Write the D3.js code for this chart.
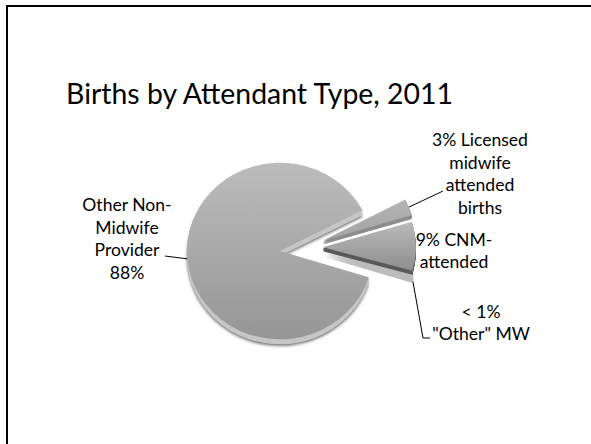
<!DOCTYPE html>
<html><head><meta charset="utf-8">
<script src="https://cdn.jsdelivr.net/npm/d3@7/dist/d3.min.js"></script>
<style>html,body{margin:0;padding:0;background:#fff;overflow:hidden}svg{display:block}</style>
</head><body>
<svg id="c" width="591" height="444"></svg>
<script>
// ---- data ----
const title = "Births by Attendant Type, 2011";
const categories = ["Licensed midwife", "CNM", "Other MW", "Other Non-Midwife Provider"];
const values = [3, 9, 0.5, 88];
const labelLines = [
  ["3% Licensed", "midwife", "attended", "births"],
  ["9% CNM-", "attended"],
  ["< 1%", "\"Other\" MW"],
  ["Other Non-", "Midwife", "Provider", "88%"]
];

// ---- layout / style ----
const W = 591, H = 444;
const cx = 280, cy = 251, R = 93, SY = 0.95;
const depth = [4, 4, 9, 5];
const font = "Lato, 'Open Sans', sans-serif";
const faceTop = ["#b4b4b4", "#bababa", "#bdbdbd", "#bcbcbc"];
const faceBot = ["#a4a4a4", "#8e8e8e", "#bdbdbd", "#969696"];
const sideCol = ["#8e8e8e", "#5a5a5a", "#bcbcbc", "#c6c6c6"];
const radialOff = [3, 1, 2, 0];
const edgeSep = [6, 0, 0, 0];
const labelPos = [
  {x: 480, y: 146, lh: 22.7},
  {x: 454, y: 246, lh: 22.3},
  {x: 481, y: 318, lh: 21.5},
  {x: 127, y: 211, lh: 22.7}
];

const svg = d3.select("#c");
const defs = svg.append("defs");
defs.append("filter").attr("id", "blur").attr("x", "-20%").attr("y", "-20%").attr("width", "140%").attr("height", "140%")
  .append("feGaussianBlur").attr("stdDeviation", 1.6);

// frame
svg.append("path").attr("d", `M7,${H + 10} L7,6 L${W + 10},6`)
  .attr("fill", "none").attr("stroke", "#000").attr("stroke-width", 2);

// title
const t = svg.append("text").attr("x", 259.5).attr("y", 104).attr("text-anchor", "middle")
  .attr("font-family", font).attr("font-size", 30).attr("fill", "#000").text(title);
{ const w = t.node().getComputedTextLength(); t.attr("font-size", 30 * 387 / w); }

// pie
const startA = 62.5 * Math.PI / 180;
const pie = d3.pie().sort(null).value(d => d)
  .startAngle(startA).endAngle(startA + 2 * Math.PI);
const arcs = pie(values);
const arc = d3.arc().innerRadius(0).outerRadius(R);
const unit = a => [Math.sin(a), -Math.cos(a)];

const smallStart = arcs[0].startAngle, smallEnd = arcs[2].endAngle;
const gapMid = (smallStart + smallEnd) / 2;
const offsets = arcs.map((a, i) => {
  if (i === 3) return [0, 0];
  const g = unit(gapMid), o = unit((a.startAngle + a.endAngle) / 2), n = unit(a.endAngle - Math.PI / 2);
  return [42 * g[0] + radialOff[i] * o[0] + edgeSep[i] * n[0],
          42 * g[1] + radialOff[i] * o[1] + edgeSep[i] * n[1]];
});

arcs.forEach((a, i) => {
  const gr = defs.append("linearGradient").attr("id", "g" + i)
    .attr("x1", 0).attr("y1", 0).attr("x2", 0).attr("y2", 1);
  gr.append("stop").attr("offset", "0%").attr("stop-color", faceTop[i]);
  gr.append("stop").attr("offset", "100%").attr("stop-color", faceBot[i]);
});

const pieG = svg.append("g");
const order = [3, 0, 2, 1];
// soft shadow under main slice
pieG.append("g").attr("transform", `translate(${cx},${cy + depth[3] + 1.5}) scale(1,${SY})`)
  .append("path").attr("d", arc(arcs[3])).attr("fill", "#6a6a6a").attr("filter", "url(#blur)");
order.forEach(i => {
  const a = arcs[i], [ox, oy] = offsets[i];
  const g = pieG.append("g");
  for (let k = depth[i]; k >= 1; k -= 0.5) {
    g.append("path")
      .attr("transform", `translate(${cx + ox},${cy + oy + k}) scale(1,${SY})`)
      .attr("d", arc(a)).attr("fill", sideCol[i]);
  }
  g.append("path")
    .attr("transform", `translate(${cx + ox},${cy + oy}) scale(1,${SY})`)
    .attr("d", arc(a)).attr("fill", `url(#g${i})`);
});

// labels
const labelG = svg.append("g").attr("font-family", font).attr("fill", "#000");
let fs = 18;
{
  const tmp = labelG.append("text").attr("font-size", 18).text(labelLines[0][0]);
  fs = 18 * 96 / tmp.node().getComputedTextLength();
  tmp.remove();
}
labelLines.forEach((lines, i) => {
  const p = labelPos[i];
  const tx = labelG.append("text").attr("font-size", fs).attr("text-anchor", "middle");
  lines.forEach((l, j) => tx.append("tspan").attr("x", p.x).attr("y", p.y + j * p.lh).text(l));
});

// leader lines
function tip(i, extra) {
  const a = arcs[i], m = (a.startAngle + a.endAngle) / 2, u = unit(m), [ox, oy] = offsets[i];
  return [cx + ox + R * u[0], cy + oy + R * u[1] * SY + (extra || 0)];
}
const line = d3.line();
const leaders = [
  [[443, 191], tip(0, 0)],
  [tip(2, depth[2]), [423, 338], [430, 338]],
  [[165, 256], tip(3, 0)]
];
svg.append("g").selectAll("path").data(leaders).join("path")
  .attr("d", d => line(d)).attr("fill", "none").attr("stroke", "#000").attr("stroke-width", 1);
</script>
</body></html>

———

* _GOAL_:
Print the complete listing exactly as it stands, without its pictures.

* _RESPONSE_:
Write the D3.js code for this chart.
<!DOCTYPE html>
<html><head><meta charset="utf-8">
<script src="https://cdn.jsdelivr.net/npm/d3@7/dist/d3.min.js"></script>
<style>html,body{margin:0;padding:0;background:#fff;overflow:hidden}svg{display:block}</style>
</head><body>
<svg id="c" width="591" height="444"></svg>
<script>
// ---- data ----
const title = "Births by Attendant Type, 2011";
const categories = ["Licensed midwife", "CNM", "Other MW", "Other Non-Midwife Provider"];
const values = [3, 9, 0.5, 88];
const labelLines = [
  ["3% Licensed", "midwife", "attended", "births"],
  ["9% CNM-", "attended"],
  ["< 1%", "\"Other\" MW"],
  ["Other Non-", "Midwife", "Provider", "88%"]
];

// ---- layout / style ----
const W = 591, H = 444;
const cx = 280, cy = 251, R = 93, SY = 0.95;
const depth = [4, 4, 9, 5];
const font = "Lato, 'Open Sans', sans-serif";
const faceTop = ["#b4b4b4", "#bababa", "#bdbdbd", "#bcbcbc"];
const faceBot = ["#a4a4a4", "#8e8e8e", "#bdbdbd", "#969696"];
const sideCol = ["#8e8e8e", "#5a5a5a", "#bcbcbc", "#c6c6c6"];
const radialOff = [3, 1, 2, 0];
const edgeSep = [6, 0, 0, 0];
const labelPos = [
  {x: 480, y: 146, lh: 22.7},
  {x: 454, y: 246, lh: 22.3},
  {x: 481, y: 318, lh: 21.5},
  {x: 127, y: 211, lh: 22.7}
];

const svg = d3.select("#c");
const defs = svg.append("defs");
defs.append("filter").attr("id", "blur").attr("x", "-20%").attr("y", "-20%").attr("width", "140%").attr("height", "140%")
  .append("feGaussianBlur").attr("stdDeviation", 1.6);

// frame
svg.append("path").attr("d", `M7,${H + 10} L7,6 L${W + 10},6`)
  .attr("fill", "none").attr("stroke", "#000").attr("stroke-width", 2);

// title
const t = svg.append("text").attr("x", 259.5).attr("y", 104).attr("text-anchor", "middle")
  .attr("font-family", font).attr("font-size", 30).attr("fill", "#000").text(title);
{ const w = t.node().getComputedTextLength(); t.attr("font-size", 30 * 387 / w); }

// pie
const startA = 62.5 * Math.PI / 180;
const pie = d3.pie().sort(null).value(d => d)
  .startAngle(startA).endAngle(startA + 2 * Math.PI);
const arcs = pie(values);
const arc = d3.arc().innerRadius(0).outerRadius(R);
const unit = a => [Math.sin(a), -Math.cos(a)];

const smallStart = arcs[0].startAngle, smallEnd = arcs[2].endAngle;
const gapMid = (smallStart + smallEnd) / 2;
const offsets = arcs.map((a, i) => {
  if (i === 3) return [0, 0];
  const g = unit(gapMid), o = unit((a.startAngle + a.endAngle) / 2), n = unit(a.endAngle - Math.PI / 2);
  return [42 * g[0] + radialOff[i] * o[0] + edgeSep[i] * n[0],
          42 * g[1] + radialOff[i] * o[1] + edgeSep[i] * n[1]];
});

arcs.forEach((a, i) => {
  const gr = defs.append("linearGradient").attr("id", "g" + i)
    .attr("x1", 0).attr("y1", 0).attr("x2", 0).attr("y2", 1);
  gr.append("stop").attr("offset", "0%").attr("stop-color", faceTop[i]);
  gr.append("stop").attr("offset", "100%").attr("stop-color", faceBot[i]);
});

const pieG = svg.append("g");
const order = [3, 0, 2, 1];
// soft shadow under main slice
pieG.append("g").attr("transform", `translate(${cx},${cy + depth[3] + 1.5}) scale(1,${SY})`)
  .append("path").attr("d", arc(arcs[3])).attr("fill", "#6a6a6a").attr("filter", "url(#blur)");
order.forEach(i => {
  const a = arcs[i], [ox, oy] = offsets[i];
  const g = pieG.append("g");
  for (let k = depth[i]; k >= 1; k -= 0.5) {
    g.append("path")
      .attr("transform", `translate(${cx + ox},${cy + oy + k}) scale(1,${SY})`)
      .attr("d", arc(a)).attr("fill", sideCol[i]);
  }
  g.append("path")
    .attr("transform", `translate(${cx + ox},${cy + oy}) scale(1,${SY})`)
    .attr("d", arc(a)).attr("fill", `url(#g${i})`);
});

// labels
const labelG = svg.append("g").attr("font-family", font).attr("fill", "#000");
let fs = 18;
{
  const tmp = labelG.append("text").attr("font-size", 18).text(labelLines[0][0]);
  fs = 18 * 96 / tmp.node().getComputedTextLength();
  tmp.remove();
}
labelLines.forEach((lines, i) => {
  const p = labelPos[i];
  const tx = labelG.append("text").attr("font-size", fs).attr("text-anchor", "middle");
  lines.forEach((l, j) => tx.append("tspan").attr("x", p.x).attr("y", p.y + j * p.lh).text(l));
});

// leader lines
function tip(i, extra) {
  const a = arcs[i], m = (a.startAngle + a.endAngle) / 2, u = unit(m), [ox, oy] = offsets[i];
  return [cx + ox + R * u[0], cy + oy + R * u[1] * SY + (extra || 0)];
}
const line = d3.line();
const leaders = [
  [[443, 191], tip(0, 0)],
  [tip(2, depth[2]), [423, 338], [430, 338]],
  [[165, 256], tip(3, 0)]
];
svg.append("g").selectAll("path").data(leaders).join("path")
  .attr("d", d => line(d)).attr("fill", "none").attr("stroke", "#000").attr("stroke-width", 1);
</script>
</body></html>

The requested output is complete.